>> Start

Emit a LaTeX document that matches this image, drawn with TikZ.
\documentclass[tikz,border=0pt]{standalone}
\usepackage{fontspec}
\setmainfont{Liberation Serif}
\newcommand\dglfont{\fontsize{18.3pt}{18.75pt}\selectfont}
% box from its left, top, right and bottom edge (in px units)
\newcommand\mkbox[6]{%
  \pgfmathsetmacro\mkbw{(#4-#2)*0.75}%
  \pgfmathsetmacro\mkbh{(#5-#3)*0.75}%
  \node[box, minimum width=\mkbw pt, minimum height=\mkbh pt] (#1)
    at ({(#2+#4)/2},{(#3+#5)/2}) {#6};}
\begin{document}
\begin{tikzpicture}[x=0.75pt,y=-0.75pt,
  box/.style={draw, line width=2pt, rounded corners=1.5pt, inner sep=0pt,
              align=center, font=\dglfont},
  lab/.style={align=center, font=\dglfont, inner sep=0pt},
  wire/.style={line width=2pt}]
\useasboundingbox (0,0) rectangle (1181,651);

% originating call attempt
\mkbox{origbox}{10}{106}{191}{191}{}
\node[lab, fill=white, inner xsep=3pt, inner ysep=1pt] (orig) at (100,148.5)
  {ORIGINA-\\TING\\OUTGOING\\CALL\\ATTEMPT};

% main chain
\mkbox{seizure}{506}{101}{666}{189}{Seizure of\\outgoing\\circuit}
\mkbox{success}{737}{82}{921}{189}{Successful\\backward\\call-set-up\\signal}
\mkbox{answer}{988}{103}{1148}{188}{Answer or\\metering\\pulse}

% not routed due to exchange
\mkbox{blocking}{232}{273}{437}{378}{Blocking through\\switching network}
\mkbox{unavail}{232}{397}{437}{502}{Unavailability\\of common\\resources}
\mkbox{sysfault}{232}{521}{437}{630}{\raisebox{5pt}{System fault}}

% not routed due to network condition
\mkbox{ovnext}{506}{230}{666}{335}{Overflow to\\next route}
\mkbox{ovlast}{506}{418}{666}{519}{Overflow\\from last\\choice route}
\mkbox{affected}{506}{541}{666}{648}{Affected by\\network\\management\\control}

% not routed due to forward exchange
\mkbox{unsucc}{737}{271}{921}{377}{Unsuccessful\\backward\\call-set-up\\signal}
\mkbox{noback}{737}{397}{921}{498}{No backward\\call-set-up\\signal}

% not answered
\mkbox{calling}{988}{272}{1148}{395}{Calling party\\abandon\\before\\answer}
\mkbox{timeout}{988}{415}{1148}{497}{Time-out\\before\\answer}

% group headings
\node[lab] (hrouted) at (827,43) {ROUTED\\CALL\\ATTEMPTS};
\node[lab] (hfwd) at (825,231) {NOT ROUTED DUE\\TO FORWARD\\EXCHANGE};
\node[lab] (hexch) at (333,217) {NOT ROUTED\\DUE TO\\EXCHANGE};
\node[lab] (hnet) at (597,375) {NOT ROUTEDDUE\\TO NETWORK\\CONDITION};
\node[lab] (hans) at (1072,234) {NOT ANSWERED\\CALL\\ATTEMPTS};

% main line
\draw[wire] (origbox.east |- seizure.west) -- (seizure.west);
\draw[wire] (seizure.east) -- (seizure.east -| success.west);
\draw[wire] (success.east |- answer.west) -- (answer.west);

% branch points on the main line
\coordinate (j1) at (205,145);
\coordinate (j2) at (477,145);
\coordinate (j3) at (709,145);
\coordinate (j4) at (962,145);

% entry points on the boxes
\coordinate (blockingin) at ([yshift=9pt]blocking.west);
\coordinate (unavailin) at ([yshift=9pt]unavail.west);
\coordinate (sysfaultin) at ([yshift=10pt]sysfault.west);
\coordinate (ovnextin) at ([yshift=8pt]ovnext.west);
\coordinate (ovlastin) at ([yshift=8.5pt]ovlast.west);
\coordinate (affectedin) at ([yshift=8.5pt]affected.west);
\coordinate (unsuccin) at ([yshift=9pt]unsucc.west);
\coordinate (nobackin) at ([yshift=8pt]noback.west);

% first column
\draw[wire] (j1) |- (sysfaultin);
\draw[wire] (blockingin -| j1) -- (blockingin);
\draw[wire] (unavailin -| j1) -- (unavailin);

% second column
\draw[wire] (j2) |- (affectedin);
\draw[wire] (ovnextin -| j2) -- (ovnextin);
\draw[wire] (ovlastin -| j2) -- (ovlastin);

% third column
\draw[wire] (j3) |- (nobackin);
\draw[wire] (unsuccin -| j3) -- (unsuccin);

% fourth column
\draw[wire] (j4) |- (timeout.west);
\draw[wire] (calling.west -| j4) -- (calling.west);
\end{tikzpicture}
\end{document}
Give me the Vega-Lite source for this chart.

>> End

INSTRUCTIONS FOR THE TASK:
Copy each line of the data above without altering a single character.

CORRECT RESPONSE:
Emit a LaTeX document that matches this image, drawn with TikZ.
\documentclass[tikz,border=0pt]{standalone}
\usepackage{fontspec}
\setmainfont{Liberation Serif}
\newcommand\dglfont{\fontsize{18.3pt}{18.75pt}\selectfont}
% box from its left, top, right and bottom edge (in px units)
\newcommand\mkbox[6]{%
  \pgfmathsetmacro\mkbw{(#4-#2)*0.75}%
  \pgfmathsetmacro\mkbh{(#5-#3)*0.75}%
  \node[box, minimum width=\mkbw pt, minimum height=\mkbh pt] (#1)
    at ({(#2+#4)/2},{(#3+#5)/2}) {#6};}
\begin{document}
\begin{tikzpicture}[x=0.75pt,y=-0.75pt,
  box/.style={draw, line width=2pt, rounded corners=1.5pt, inner sep=0pt,
              align=center, font=\dglfont},
  lab/.style={align=center, font=\dglfont, inner sep=0pt},
  wire/.style={line width=2pt}]
\useasboundingbox (0,0) rectangle (1181,651);

% originating call attempt
\mkbox{origbox}{10}{106}{191}{191}{}
\node[lab, fill=white, inner xsep=3pt, inner ysep=1pt] (orig) at (100,148.5)
  {ORIGINA-\\TING\\OUTGOING\\CALL\\ATTEMPT};

% main chain
\mkbox{seizure}{506}{101}{666}{189}{Seizure of\\outgoing\\circuit}
\mkbox{success}{737}{82}{921}{189}{Successful\\backward\\call-set-up\\signal}
\mkbox{answer}{988}{103}{1148}{188}{Answer or\\metering\\pulse}

% not routed due to exchange
\mkbox{blocking}{232}{273}{437}{378}{Blocking through\\switching network}
\mkbox{unavail}{232}{397}{437}{502}{Unavailability\\of common\\resources}
\mkbox{sysfault}{232}{521}{437}{630}{\raisebox{5pt}{System fault}}

% not routed due to network condition
\mkbox{ovnext}{506}{230}{666}{335}{Overflow to\\next route}
\mkbox{ovlast}{506}{418}{666}{519}{Overflow\\from last\\choice route}
\mkbox{affected}{506}{541}{666}{648}{Affected by\\network\\management\\control}

% not routed due to forward exchange
\mkbox{unsucc}{737}{271}{921}{377}{Unsuccessful\\backward\\call-set-up\\signal}
\mkbox{noback}{737}{397}{921}{498}{No backward\\call-set-up\\signal}

% not answered
\mkbox{calling}{988}{272}{1148}{395}{Calling party\\abandon\\before\\answer}
\mkbox{timeout}{988}{415}{1148}{497}{Time-out\\before\\answer}

% group headings
\node[lab] (hrouted) at (827,43) {ROUTED\\CALL\\ATTEMPTS};
\node[lab] (hfwd) at (825,231) {NOT ROUTED DUE\\TO FORWARD\\EXCHANGE};
\node[lab] (hexch) at (333,217) {NOT ROUTED\\DUE TO\\EXCHANGE};
\node[lab] (hnet) at (597,375) {NOT ROUTEDDUE\\TO NETWORK\\CONDITION};
\node[lab] (hans) at (1072,234) {NOT ANSWERED\\CALL\\ATTEMPTS};

% main line
\draw[wire] (origbox.east |- seizure.west) -- (seizure.west);
\draw[wire] (seizure.east) -- (seizure.east -| success.west);
\draw[wire] (success.east |- answer.west) -- (answer.west);

% branch points on the main line
\coordinate (j1) at (205,145);
\coordinate (j2) at (477,145);
\coordinate (j3) at (709,145);
\coordinate (j4) at (962,145);

% entry points on the boxes
\coordinate (blockingin) at ([yshift=9pt]blocking.west);
\coordinate (unavailin) at ([yshift=9pt]unavail.west);
\coordinate (sysfaultin) at ([yshift=10pt]sysfault.west);
\coordinate (ovnextin) at ([yshift=8pt]ovnext.west);
\coordinate (ovlastin) at ([yshift=8.5pt]ovlast.west);
\coordinate (affectedin) at ([yshift=8.5pt]affected.west);
\coordinate (unsuccin) at ([yshift=9pt]unsucc.west);
\coordinate (nobackin) at ([yshift=8pt]noback.west);

% first column
\draw[wire] (j1) |- (sysfaultin);
\draw[wire] (blockingin -| j1) -- (blockingin);
\draw[wire] (unavailin -| j1) -- (unavailin);

% second column
\draw[wire] (j2) |- (affectedin);
\draw[wire] (ovnextin -| j2) -- (ovnextin);
\draw[wire] (ovlastin -| j2) -- (ovlastin);

% third column
\draw[wire] (j3) |- (nobackin);
\draw[wire] (unsuccin -| j3) -- (unsuccin);

% fourth column
\draw[wire] (j4) |- (timeout.west);
\draw[wire] (calling.west -| j4) -- (calling.west);
\end{tikzpicture}
\end{document}
Give me the Vega-Lite source for this chart.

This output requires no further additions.